Fear, It Makes Companions of Us All (Doctor Who: An Unearthly Child P3: “The Forest of Fear” Review)

Written by Tom

Getting released from the Cave of Skulls by an old woman who’s scared of fire, Team TARDIS leg it through a forest (of fear) while being pursued by Za and Hur. Meanwhile, Kal finds that Team TARDIS and Za are missing, using this to unite the rest of the caveman tribe behind him and become their de-facto leader.

After two episodes of set-up, The Forest of Fear gives us an episode where the series finally settles down into being a relatively straightforward adventure serial. Two things elevate it. Firstly, the forest sets are really damn good. The murkiness that comes with slightly fuzzy, 1960s black-and-white cameras means that the bits that look more like a set all bleed away, leaving you in a dense collection of trees and foliage that is surprisingly immersive. Sure, it lacks any great visual set pieces but it does its job with aplomb.

Secondly, we have the interesting way that the episode’s plot suddenly twists come its midpoint. The first half of the episode follows on from our now established status quo: can Team TARDIS stop arguing long enough to get to the TARDIS and avoid being killed by Za? But then everything changes: Za gets attacked by a beast and is mortally wounded, requiring Team TARDIS to help them. Suddenly, the chase is over and our characters are something closer to safe. So now the narrative question moves from “How do we survive this merciless situation” to “Should we show mercy, even when in a merciless place?” In response to this, Ian and Barbara completely overrule the Doctor in order to establish that yes, we should show mercy. In doing, Ian and Barbara gain power over the cavemen, the people at the bottom rung of the serial’s ladder suddenly rising up to take over the top.

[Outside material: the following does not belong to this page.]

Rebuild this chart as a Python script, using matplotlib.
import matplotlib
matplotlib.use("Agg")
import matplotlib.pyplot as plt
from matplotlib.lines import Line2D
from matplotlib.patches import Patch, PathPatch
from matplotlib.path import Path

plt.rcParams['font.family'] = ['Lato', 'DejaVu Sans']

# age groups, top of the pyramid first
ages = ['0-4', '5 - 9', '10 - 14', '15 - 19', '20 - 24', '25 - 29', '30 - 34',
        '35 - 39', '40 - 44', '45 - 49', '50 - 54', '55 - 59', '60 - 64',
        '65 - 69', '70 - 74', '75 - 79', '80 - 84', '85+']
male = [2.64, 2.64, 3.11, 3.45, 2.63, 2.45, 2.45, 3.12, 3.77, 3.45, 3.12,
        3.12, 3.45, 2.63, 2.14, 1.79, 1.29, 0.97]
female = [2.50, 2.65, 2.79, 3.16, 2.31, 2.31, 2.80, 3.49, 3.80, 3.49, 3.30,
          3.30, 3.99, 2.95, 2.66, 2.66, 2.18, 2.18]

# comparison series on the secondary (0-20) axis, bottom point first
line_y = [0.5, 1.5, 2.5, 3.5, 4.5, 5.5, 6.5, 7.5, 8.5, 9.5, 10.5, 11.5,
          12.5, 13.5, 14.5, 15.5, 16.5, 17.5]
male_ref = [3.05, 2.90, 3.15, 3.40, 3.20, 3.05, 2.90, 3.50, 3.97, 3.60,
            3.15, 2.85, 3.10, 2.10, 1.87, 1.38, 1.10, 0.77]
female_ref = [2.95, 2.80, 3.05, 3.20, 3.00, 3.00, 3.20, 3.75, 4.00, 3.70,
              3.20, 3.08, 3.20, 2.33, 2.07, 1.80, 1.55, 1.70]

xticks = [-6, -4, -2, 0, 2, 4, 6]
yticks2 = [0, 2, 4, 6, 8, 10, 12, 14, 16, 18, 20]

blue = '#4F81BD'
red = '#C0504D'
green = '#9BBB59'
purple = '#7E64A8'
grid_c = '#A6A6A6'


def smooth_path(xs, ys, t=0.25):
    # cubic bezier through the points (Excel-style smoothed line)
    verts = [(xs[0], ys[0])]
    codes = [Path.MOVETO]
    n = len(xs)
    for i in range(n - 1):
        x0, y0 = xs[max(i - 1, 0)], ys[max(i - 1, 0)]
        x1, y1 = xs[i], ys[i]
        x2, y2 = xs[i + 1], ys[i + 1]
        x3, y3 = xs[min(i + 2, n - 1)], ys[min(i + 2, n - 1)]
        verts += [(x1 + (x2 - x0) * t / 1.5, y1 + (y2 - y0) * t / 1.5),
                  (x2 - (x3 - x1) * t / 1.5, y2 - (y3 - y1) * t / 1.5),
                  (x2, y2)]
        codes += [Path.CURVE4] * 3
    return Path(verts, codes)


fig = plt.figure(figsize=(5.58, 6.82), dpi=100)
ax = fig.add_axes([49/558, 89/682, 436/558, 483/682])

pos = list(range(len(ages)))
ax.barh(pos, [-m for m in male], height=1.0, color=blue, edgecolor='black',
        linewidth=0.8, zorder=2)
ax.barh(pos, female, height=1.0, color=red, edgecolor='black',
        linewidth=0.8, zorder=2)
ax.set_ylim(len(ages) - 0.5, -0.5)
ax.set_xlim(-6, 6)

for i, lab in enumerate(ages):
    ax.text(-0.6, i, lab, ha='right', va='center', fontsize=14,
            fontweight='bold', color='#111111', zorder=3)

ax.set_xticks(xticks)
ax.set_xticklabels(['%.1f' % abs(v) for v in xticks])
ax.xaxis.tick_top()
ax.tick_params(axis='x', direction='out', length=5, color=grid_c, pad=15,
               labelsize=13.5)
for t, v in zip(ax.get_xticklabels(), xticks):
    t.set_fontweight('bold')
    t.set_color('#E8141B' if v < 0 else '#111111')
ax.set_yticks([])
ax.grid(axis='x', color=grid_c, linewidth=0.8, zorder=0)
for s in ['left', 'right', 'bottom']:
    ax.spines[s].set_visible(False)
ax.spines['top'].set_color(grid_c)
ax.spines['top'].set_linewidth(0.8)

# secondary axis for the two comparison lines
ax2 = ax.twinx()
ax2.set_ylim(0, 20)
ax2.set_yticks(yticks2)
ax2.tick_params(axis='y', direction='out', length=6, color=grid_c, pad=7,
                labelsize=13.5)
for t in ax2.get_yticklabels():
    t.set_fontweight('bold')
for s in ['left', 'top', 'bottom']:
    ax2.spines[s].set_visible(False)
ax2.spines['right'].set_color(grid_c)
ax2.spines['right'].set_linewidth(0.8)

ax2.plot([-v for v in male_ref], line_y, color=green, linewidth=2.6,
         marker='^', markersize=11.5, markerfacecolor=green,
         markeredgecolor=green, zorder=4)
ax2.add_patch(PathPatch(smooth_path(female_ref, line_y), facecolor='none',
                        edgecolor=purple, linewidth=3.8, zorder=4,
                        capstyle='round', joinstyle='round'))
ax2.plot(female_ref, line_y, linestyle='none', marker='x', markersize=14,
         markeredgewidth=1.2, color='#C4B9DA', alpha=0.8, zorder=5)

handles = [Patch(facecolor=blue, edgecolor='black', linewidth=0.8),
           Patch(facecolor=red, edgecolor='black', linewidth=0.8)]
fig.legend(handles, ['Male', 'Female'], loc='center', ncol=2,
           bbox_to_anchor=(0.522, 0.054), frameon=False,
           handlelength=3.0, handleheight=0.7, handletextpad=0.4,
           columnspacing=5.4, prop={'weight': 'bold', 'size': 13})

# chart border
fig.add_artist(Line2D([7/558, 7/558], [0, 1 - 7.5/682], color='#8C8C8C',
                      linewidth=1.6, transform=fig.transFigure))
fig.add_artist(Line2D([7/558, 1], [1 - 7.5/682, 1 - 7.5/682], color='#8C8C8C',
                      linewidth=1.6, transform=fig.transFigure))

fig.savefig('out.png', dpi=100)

This is an important step in defining what Doctor Who is. As discussed previously, the Doctor is still the main representative of Doctor Who, this bizarre metafiction in which the entirety of TV could spectacularly implode at any minute. Meanwhile Ian and Barbara represent Coal Hill School, a more humane soap opera about two school teachers. Doctor Who is by far the more interesting series, mostly because it has spaceships and cavemen and exciting chases through forests, but it’s also an absolutely brutal show currently defined by its alien quality and extreme violence. What is missing is the human touch, and that’s what Ian and Barbara provide. Doctor Who is not just a show about teatime brutality for tots, nor is it just a show about people trying to survive impossible situations, but it’s about the mundane interacting with the impossible and discovering how it can affect it. Here, the answer to “what can we do when faced with the impossible” is “show kindness where possible”.

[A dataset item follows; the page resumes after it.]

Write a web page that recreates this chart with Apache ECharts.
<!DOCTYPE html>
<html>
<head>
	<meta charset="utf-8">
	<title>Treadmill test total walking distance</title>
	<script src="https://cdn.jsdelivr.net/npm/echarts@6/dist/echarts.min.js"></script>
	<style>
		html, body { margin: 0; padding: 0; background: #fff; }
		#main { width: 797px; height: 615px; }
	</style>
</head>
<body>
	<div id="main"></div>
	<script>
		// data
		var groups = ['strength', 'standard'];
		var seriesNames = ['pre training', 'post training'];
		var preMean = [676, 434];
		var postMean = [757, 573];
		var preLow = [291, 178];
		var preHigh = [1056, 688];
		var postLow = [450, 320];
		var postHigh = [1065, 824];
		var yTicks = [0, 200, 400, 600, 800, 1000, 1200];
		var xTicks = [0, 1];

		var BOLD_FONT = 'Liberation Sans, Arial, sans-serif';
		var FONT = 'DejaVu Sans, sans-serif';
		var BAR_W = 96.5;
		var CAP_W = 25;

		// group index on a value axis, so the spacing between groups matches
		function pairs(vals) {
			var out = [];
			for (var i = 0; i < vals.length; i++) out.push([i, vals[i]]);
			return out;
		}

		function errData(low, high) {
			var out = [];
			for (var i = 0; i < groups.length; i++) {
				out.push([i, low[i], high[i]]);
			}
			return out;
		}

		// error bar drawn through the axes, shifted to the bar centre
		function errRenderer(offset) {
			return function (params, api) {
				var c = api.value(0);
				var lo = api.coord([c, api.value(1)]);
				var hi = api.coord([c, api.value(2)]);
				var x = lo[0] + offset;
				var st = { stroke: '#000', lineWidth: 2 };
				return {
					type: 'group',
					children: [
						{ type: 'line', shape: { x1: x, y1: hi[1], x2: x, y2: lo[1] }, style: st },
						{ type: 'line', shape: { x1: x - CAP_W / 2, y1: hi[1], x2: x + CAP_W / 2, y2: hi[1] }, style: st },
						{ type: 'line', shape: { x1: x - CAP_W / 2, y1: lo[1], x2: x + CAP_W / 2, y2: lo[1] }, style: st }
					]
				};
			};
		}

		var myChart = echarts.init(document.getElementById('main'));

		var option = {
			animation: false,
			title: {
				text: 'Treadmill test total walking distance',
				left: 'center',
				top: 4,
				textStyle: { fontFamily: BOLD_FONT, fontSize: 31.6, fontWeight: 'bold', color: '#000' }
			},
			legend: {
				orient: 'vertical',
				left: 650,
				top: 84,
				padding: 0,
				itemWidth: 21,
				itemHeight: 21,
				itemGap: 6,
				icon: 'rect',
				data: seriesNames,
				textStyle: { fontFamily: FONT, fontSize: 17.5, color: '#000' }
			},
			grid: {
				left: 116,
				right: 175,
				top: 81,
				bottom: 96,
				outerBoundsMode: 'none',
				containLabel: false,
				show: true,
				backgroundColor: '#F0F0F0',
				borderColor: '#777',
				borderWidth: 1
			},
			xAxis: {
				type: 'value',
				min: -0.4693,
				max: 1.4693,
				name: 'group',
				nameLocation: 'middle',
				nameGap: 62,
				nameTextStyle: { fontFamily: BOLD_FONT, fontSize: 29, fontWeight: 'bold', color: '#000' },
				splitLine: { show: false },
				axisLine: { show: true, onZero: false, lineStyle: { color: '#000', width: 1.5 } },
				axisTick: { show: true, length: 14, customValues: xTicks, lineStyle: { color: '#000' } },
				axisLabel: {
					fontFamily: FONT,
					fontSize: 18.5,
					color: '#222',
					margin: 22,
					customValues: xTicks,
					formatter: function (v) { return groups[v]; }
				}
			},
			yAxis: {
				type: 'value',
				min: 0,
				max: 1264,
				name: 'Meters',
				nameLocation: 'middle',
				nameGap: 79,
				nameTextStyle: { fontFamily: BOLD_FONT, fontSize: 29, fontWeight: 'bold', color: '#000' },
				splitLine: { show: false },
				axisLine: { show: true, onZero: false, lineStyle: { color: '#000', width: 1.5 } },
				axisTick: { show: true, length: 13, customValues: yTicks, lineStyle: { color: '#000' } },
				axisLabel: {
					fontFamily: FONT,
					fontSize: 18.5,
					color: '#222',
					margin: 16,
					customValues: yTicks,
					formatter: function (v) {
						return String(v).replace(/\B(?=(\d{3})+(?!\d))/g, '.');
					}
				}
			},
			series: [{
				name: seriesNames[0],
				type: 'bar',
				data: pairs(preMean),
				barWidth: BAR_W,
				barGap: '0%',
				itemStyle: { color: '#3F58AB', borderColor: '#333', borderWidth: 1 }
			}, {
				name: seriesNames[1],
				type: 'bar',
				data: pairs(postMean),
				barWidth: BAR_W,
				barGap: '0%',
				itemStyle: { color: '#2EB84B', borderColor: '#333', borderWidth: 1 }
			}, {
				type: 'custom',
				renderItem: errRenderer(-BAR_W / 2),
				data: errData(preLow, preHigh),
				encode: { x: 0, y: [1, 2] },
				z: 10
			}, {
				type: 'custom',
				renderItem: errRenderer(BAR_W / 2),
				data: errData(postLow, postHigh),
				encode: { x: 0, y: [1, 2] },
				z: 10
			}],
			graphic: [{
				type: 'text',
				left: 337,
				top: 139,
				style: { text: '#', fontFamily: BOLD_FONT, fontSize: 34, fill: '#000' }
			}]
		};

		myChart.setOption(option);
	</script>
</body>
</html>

This does has the affect of completely steamrolling the Doctor though. Given that this is the second episode in a row which is dedicated to diminishing him and that his main role in the episode is to be on the “smash people’s heads in with a rock” side of the help/hinder debate, the result is the first episode of the series where the Doctor is straightforwardly unlikable. There’s none of the Machiavellian joy of his An Unearthly Child performance here, merely an old man who can’t understand why you shouldn’t leave people for dead and who can’t stop bickering with people. This is presumably part of the point – I don’t think it’s a coincidence that his worldview is most closely aligned to that of the cavemen in a serial about how much we need to get away from the goddamn cavemen – but it does render him as one of the least entertaining elements of his own programme.

(Also, how notable is it that Susan has nothing to do with the help/hinder debate at all? After having performed her narrative function of getting the Doctor, Ian and Barbara in the same room as each other, they’ve immediately run out of other things to do with her.)

So yes, this is the first episode of the show where it has a bit of a wobble – it’s still figuring itself out and slightly overestimates how fun it is to watch its main cast bicker for half an hour. But it’s another stepping stone towards defining Doctor Who and what it could be, filtered through a pretty effective action adventure chase with a quite interesting twist in the second act. If this is a wobbly episode of the programme, it’s not doing bad.